From a design perspective, the fatigue resistance could be substantially improved by:
1. modifying the geometry of the pick to reduce the applied stress concentration at the normal crack initiation point, and/or
2. introducing compressive residual stresses at the normal crack initation point.
At lower loads, I would expect the results shown in the BD study.
If subjected to "maximum" load and torque after a fatigue crack had been initiated, I would expect the BD picks to fail earlier (in a brittle manner). With the available information, I can neither confirm nor deny this hypothesis.
I hope that you will find this information to be useful.
Disclaimer: I am a materials engineer by training and profession. However, I do not claim to have any special knowledge of the materials and manufacturing processes being used by each company.
Adding to my previous comment, I think BD should address failure mechanisms other than pure fatigue in order to be more transparent with their customers.
So I read the article carefully. I climb on Petzl, but my usual partner uses BD equipment.
In the section where it says the lifespan is 1yr, they are showing excerpts from 4 different manufacturers, saying one of them is their own warning on lifespan, but not telling us which one.
The second warning down, the one that begins "certain extreme techniques..." is from petzl, I found it in my papers from them.
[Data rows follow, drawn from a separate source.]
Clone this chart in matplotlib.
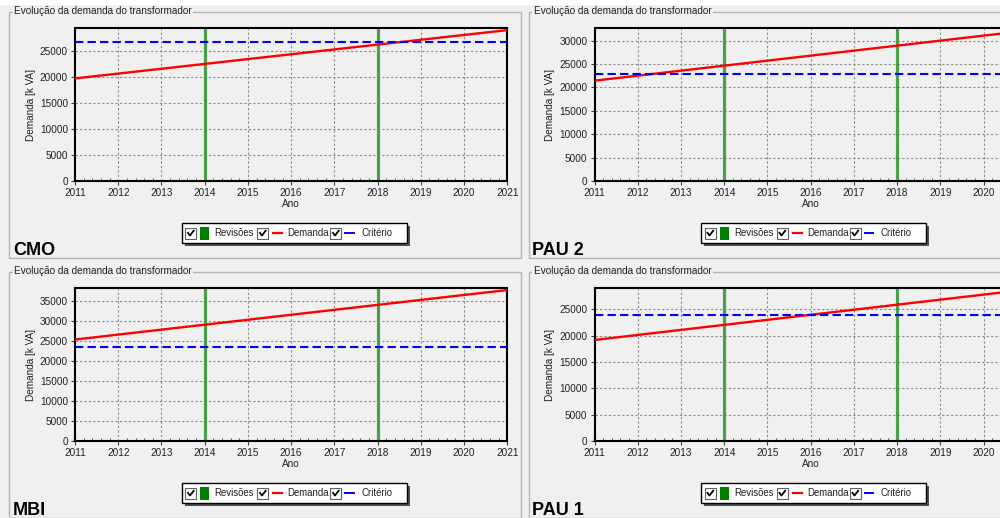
import matplotlib
matplotlib.use("Agg")
import matplotlib.pyplot as plt
from matplotlib.patches import Rectangle
from matplotlib.lines import Line2D
from matplotlib.transforms import Affine2D
from matplotlib.ticker import MultipleLocator, FixedLocator

plt.rcParams['font.family'] = ['Liberation Sans', 'DejaVu Sans']

# data
anos = list(range(2011, 2022))
revisoes = [2014, 2018]

estacoes = ['CMO', 'PAU 2', 'MBI', 'PAU 1']
cmo_demanda = [19750, 20680, 21610, 22540, 23470, 24400, 25330, 26260, 27190, 28120, 29050]
pau2_demanda = [21450, 22520, 23590, 24660, 25730, 26800, 27870, 28940, 30010, 31080, 32150]
mbi_demanda = [25300, 26535, 27770, 29005, 30240, 31475, 32710, 33945, 35180, 36415, 37650]
pau1_demanda = [19170, 20127, 21084, 22041, 22998, 23955, 24912, 25869, 26826, 27783, 28740]
criterios = [26800, 22900, 23400, 24000]
demandas = [cmo_demanda, pau2_demanda, mbi_demanda, pau1_demanda]

# axis tops for each panel (as seen in the screenshot)
y_tops = [29400, 32650, 38080, 28980]

W, H = 1000, 518
fig = plt.figure(figsize=(W / 100, H / 100), dpi=100, facecolor='#f0f0f0')
# pixel transform, origin at top left
pix = Affine2D().scale(1 / W, -1 / H).translate(0, 1) + fig.transFigure

fig.add_artist(Rectangle((0, 0), W, 5, transform=pix, fc='white', ec='none', zorder=-6))

FS = 7.2
LFS = 6.9
GRAY = '#202020'


def add_ax(l, t, r, b):
    return fig.add_axes([l / W, 1 - b / H, (r - l) / W, (b - t) / H])


def checkbox(x, y):
    fig.add_artist(Rectangle((x, y), 11, 11, transform=pix, fc='white', ec='#606060', lw=0.8, zorder=4))
    fig.add_artist(Line2D([x + 2.8, x + 4.8, x + 8.5], [y + 5.2, y + 7.8, y + 3.0],
                          transform=pix, color='black', lw=1.3, zorder=5))


def draw_legend(x0, y0):
    fig.add_artist(Rectangle((x0 + 3, y0 + 3), 225, 20.6, transform=pix, fc='#505050', ec='none', zorder=2))
    fig.add_artist(Rectangle((x0, y0), 225, 20.6, transform=pix, fc='white', ec='black', lw=1, zorder=3))
    cy = y0 + 10.3
    checkbox(x0 + 3.5, y0 + 5)
    fig.add_artist(Rectangle((x0 + 18.5, y0 + 4), 9, 13, transform=pix, fc='#008000', ec='none', zorder=4))
    fig.text(x0 + 33, cy, 'Revisões', transform=pix, fontsize=LFS, va='center', color=GRAY, zorder=5)
    checkbox(x0 + 75.5, y0 + 5)
    fig.add_artist(Line2D([x0 + 91.5, x0 + 100.5], [cy, cy], transform=pix, color='red', lw=1.6, zorder=4))
    fig.text(x0 + 106, cy, 'Demanda', transform=pix, fontsize=LFS, va='center', color=GRAY, zorder=5)
    checkbox(x0 + 148.5, y0 + 5)
    fig.add_artist(Line2D([x0 + 163.5, x0 + 168.5], [cy, cy], transform=pix, color='blue', lw=1.4, zorder=4))
    fig.add_artist(Line2D([x0 + 170.5, x0 + 172], [cy, cy], transform=pix, color='blue', lw=1.4, zorder=4))
    fig.text(x0 + 179.5, cy, 'Critério', transform=pix, fontsize=LFS, va='center', color=GRAY, zorder=5)


offsets = [(0, 0), (519.5, 0), (0, 260), (519.5, 260)]

for i, (dx, dy) in enumerate(offsets):
    # group box
    fig.add_artist(Rectangle((9 + dx, 12 + dy), 512, 246, transform=pix, fc='none',
                             ec='#b4b4b4', lw=1, zorder=-4))
    fig.text(14 + dx, 11.5 + dy, 'Evolução da demanda do transformador', transform=pix,
             fontsize=FS, va='center', color=GRAY, zorder=5,
             bbox=dict(fc='#f0f0f0', ec='none', pad=1))
    fig.text(13 + dx, 255 + dy, estacoes[i], transform=pix, fontsize=13, fontweight='bold',
             va='baseline', color='black')

    ax = add_ax(75 + dx, 28.3 + dy, 507.3 + dx, 181 + dy)
    ax.set_facecolor('#f0f0f0')
    ax.plot(anos, demandas[i], color='red', lw=1.7, zorder=3)
    ax.axhline(criterios[i], color='blue', lw=1.5, ls=(0, (4, 2)), zorder=3)
    for r in revisoes:
        ax.axvline(r, color='#3a9a3a', lw=2.3, alpha=0.9, zorder=2)
    ax.set_xlim(2011, 2021)
    ax.set_ylim(0, y_tops[i])
    if dx > 0:
        # right-hand panels are cut off by the window edge, 2021 not visible
        ax.xaxis.set_major_locator(FixedLocator(anos[:-1]))
    else:
        ax.xaxis.set_major_locator(MultipleLocator(1))
    ax.xaxis.set_minor_locator(MultipleLocator(0.2))
    ax.yaxis.set_major_locator(MultipleLocator(5000))
    ax.grid(True, which='major', axis='y', color='#8a8a8a', ls=(0, (2, 2)), lw=0.8)
    ax.grid(True, which='major', axis='x', color='#8a8a8a', ls=(0, (2, 2)), lw=0.8)
    ax.set_axisbelow(True)
    ax.tick_params(axis='both', which='major', labelsize=FS, labelcolor=GRAY, length=3,
                   direction='out', pad=2, color='#404040')
    ax.tick_params(axis='x', which='minor', length=2.5, direction='in', color='#404040')
    for s in ax.spines.values():
        s.set_linewidth(1.5)
        s.set_color('black')
    ax.set_xlabel('Ano', fontsize=FS, color=GRAY, labelpad=1)
    ax.set_ylabel('Demanda [k VA]', fontsize=FS, color=GRAY, labelpad=3)

    draw_legend(181.7 + dx, 222.7 + dy)

fig.savefig('out.png', dpi=100, facecolor=fig.get_facecolor())
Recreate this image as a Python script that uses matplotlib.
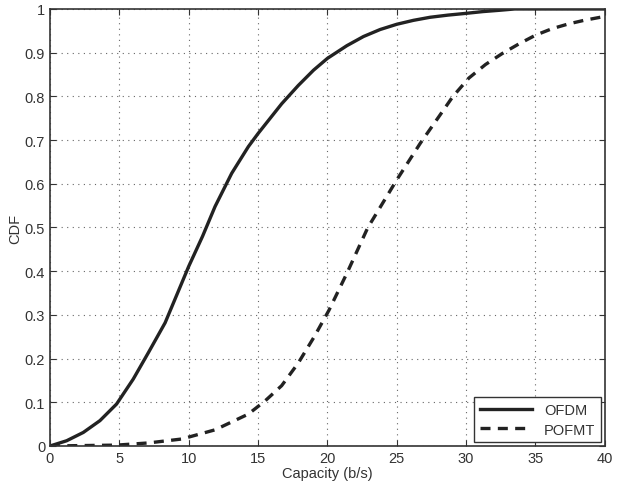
import numpy as np
import matplotlib.pyplot as plt

plt.rcParams['font.family'] = ['Liberation Sans', 'DejaVu Sans']

# OFDM capacity CDF
ofdm_x = [0, 1.2, 2.4, 3.6, 4.8, 6.0, 7.1, 8.3, 9.5, 10.0, 11.0, 11.9, 13.1,
          14.3, 15.0, 16.0, 16.7, 17.9, 19.0, 20.0, 21.4, 22.6, 23.8, 25.0,
          26.2, 27.4, 28.7, 30.0, 31.2, 32.4, 33.5, 40.0]
ofdm_y = [0.0, 0.012, 0.031, 0.058, 0.096, 0.153, 0.214, 0.282, 0.373, 0.411,
          0.48, 0.548, 0.624, 0.685, 0.715, 0.755, 0.783, 0.825, 0.86, 0.887,
          0.916, 0.937, 0.953, 0.965, 0.974, 0.981, 0.986, 0.99, 0.994, 0.997,
          1.0, 1.0]

# POFMT capacity CDF
pofmt_x = [0, 4.8, 7.1, 9.5, 11.9, 14.3, 15.5, 16.7, 17.9, 19.05, 20.1, 21.4,
           22.9, 25.0, 26.7, 28.0, 29.05, 30.2, 31.4, 32.6, 33.8, 35.0, 36.2,
           37.4, 38.5, 39.5, 40.0]
pofmt_y = [0.0, 0.002, 0.007, 0.016, 0.037, 0.073, 0.103, 0.138, 0.19, 0.25,
           0.31, 0.395, 0.499, 0.609, 0.693, 0.752, 0.80, 0.842, 0.873, 0.898,
           0.92, 0.94, 0.955, 0.966, 0.974, 0.98, 0.983]

fig = plt.figure(figsize=(6.21, 4.89), dpi=100)
ax = fig.add_axes([0.0805, 0.0859, 0.8935, 0.8937])

ax.plot(ofdm_x, ofdm_y, color='#222222', lw=2.4, label='OFDM')
ax.plot(pofmt_x, pofmt_y, color='#222222', lw=2.4, ls=(0, (3, 2.2)), label='POFMT')

ax.set_xlim(0, 40)
ax.set_ylim(0, 1)
ax.set_xticks(np.arange(0, 41, 5))
ax.set_yticks(np.arange(0, 1.01, 0.1))
ax.set_yticklabels(['0'] + ['%.1f' % v for v in np.arange(0.1, 0.95, 0.1)] + ['1'])
ax.grid(True, ls=(0, (1, 4)), color='#666666', lw=0.8)
ax.tick_params(direction='in', top=True, right=True, labelsize=10.5,
               colors='#333333', length=4)
for s in ax.spines.values():
    s.set_color('#333333')
    s.set_linewidth(1.2)

ax.set_xlabel('Capacity (b/s)', fontsize=10.5, color='#333333', labelpad=1)
ax.set_ylabel('CDF', fontsize=10.5, color='#333333', labelpad=2)

leg = ax.legend(loc='lower right', fontsize=10.5, fancybox=False,
                framealpha=1, edgecolor='#333333', handlelength=3.6,
                borderaxespad=0.25, labelspacing=0.4)
leg.get_frame().set_linewidth(1.0)
for t in leg.get_texts():
    t.set_color('#333333')

fig.savefig('out.png', dpi=100)
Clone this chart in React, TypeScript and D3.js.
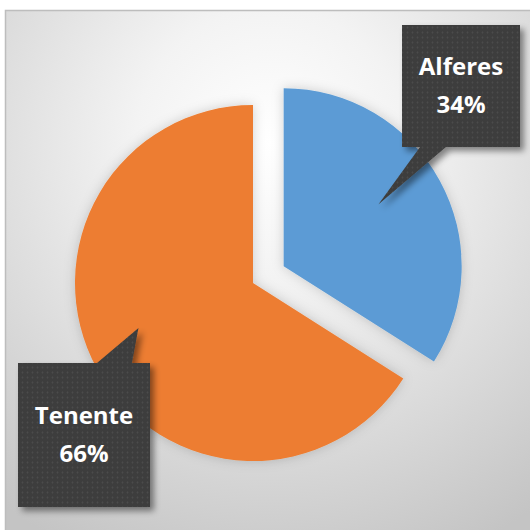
import React from "react";
import * as d3 from "d3";

const categories = ["Alferes", "Tenente"];
const values = [34, 66];
const percentLabels = ["34%", "66%"];
const colors = ["#5B9BD5", "#ED7D31"];

const W = 530;
const H = 530;
const cx = 253;
const cy = 283;
const R = 178;
const explode = [35, 0];

// callout boxes (layout)
const boxes = [
  { x: 402, y: 25, w: 118, h: 122, baseA: 420, baseB: 446, side: "bottom" },
  { x: 18, y: 363, w: 132, h: 144, baseA: 97, baseB: 132, side: "top" },
];
const tipRadius = [113, 123];
const tipShiftDeg = [-4.3, 7.4];

export default function App() {
  const pie = d3
    .pie<number>()
    .sort(null)
    .startAngle(0)
    .endAngle(2 * Math.PI)
    .value((d) => d);
  const arcs = pie(values);
  const arc = d3.arc<d3.PieArcDatum<number>>().innerRadius(0).outerRadius(R);

  return (
    <svg
      width={W}
      height={H}
      style={{ position: "absolute", left: 0, top: 0 }}
      fontFamily="'Open Sans', sans-serif"
    >
      <defs>
        <radialGradient id="bg" cx="50%" cy="25%" r="85%">
          <stop offset="0" stopColor="#ffffff" />
          <stop offset="0.3" stopColor="#f3f3f3" />
          <stop offset="1" stopColor="#c4c4c4" />
        </radialGradient>
        <pattern id="dots" width="5" height="5" patternUnits="userSpaceOnUse">
          <rect width="5" height="5" fill="#3d3d3d" />
          <circle cx="2.5" cy="2.5" r="1" fill="#4c4c4c" />
        </pattern>
        <filter id="shadow" x="-20%" y="-20%" width="150%" height="150%">
          <feDropShadow dx="4" dy="4" stdDeviation="3" floodColor="#000" floodOpacity="0.45" />
        </filter>
        <filter id="pieShadow" x="-20%" y="-20%" width="140%" height="140%">
          <feDropShadow dx="0" dy="0" stdDeviation="6" floodColor="#000" floodOpacity="0.18" />
        </filter>
      </defs>
      <rect x={5.5} y={10.5} width={W} height={H} fill="url(#bg)" stroke="#bdbdbd" strokeWidth={1.5} />
      <g filter="url(#pieShadow)">
        {arcs.map((a, i) => {
          const mid = (a.startAngle + a.endAngle) / 2;
          const dx = Math.sin(mid) * explode[i];
          const dy = -Math.cos(mid) * explode[i];
          return (
            <path
              key={categories[i]}
              d={arc(a) || ""}
              fill={colors[i]}
              transform={`translate(${cx + dx},${cy + dy})`}
            />
          );
        })}
      </g>
      {arcs.map((a, i) => {
        const mid = (a.startAngle + a.endAngle) / 2;
        const ox = cx + Math.sin(mid) * explode[i];
        const oy = cy - Math.cos(mid) * explode[i];
        const ang = mid + (tipShiftDeg[i] * Math.PI) / 180;
        const tx = ox + Math.sin(ang) * tipRadius[i];
        const ty = oy - Math.cos(ang) * tipRadius[i];
        const b = boxes[i];
        const by = b.side === "bottom" ? b.y + b.h : b.y;
        let d = "";
        if (b.side === "bottom") {
          d = `M${b.x},${b.y}H${b.x + b.w}V${b.y + b.h}H${b.baseB}L${tx},${ty}L${b.baseA},${by}H${b.x}Z`;
        } else {
          d = `M${b.x},${b.y}H${b.baseA}L${tx},${ty}L${b.baseB},${by}H${b.x + b.w}V${b.y + b.h}H${b.x}Z`;
        }
        const bcx = b.x + b.w / 2;
        const bcy = b.y + b.h / 2;
        return (
          <g key={"lbl" + i}>
            <path d={d} fill="url(#dots)" filter="url(#shadow)" />
            <text
              x={bcx}
              y={bcy - 11}
              textAnchor="middle"
              fill="#ffffff"
              fontSize={24}
              fontWeight={700}
            >
              {categories[i]}
            </text>
            <text
              x={bcx}
              y={bcy + 27}
              textAnchor="middle"
              fill="#ffffff"
              fontSize={24}
              fontWeight={700}
            >
              {percentLabels[i]}
            </text>
          </g>
        );
      })}
    </svg>
  );
}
Is the first warning actually from Black Diamond themselves? Has anyone checked their BD manual for this wording or should we all be upset with another manufacturer that they've simply quoted without citing? None of the warnings sound terribly positive. Perhaps we should be upset with the state of industry for thinking that we'd rather shave 10 grams off the pick and need to replace it twice as often.
I found little connection between this testing and real world pick failures. See my detailed comments on the BD page.
-Tom
Hey man, the wording of the BD article is weird but what they're trying to say is that an axe should last for 5-10 years (at 20-50 climbing days / year). That's a lot of use dude. Cost is about $0.50 / day / axe (250 days of use / $125 / axe).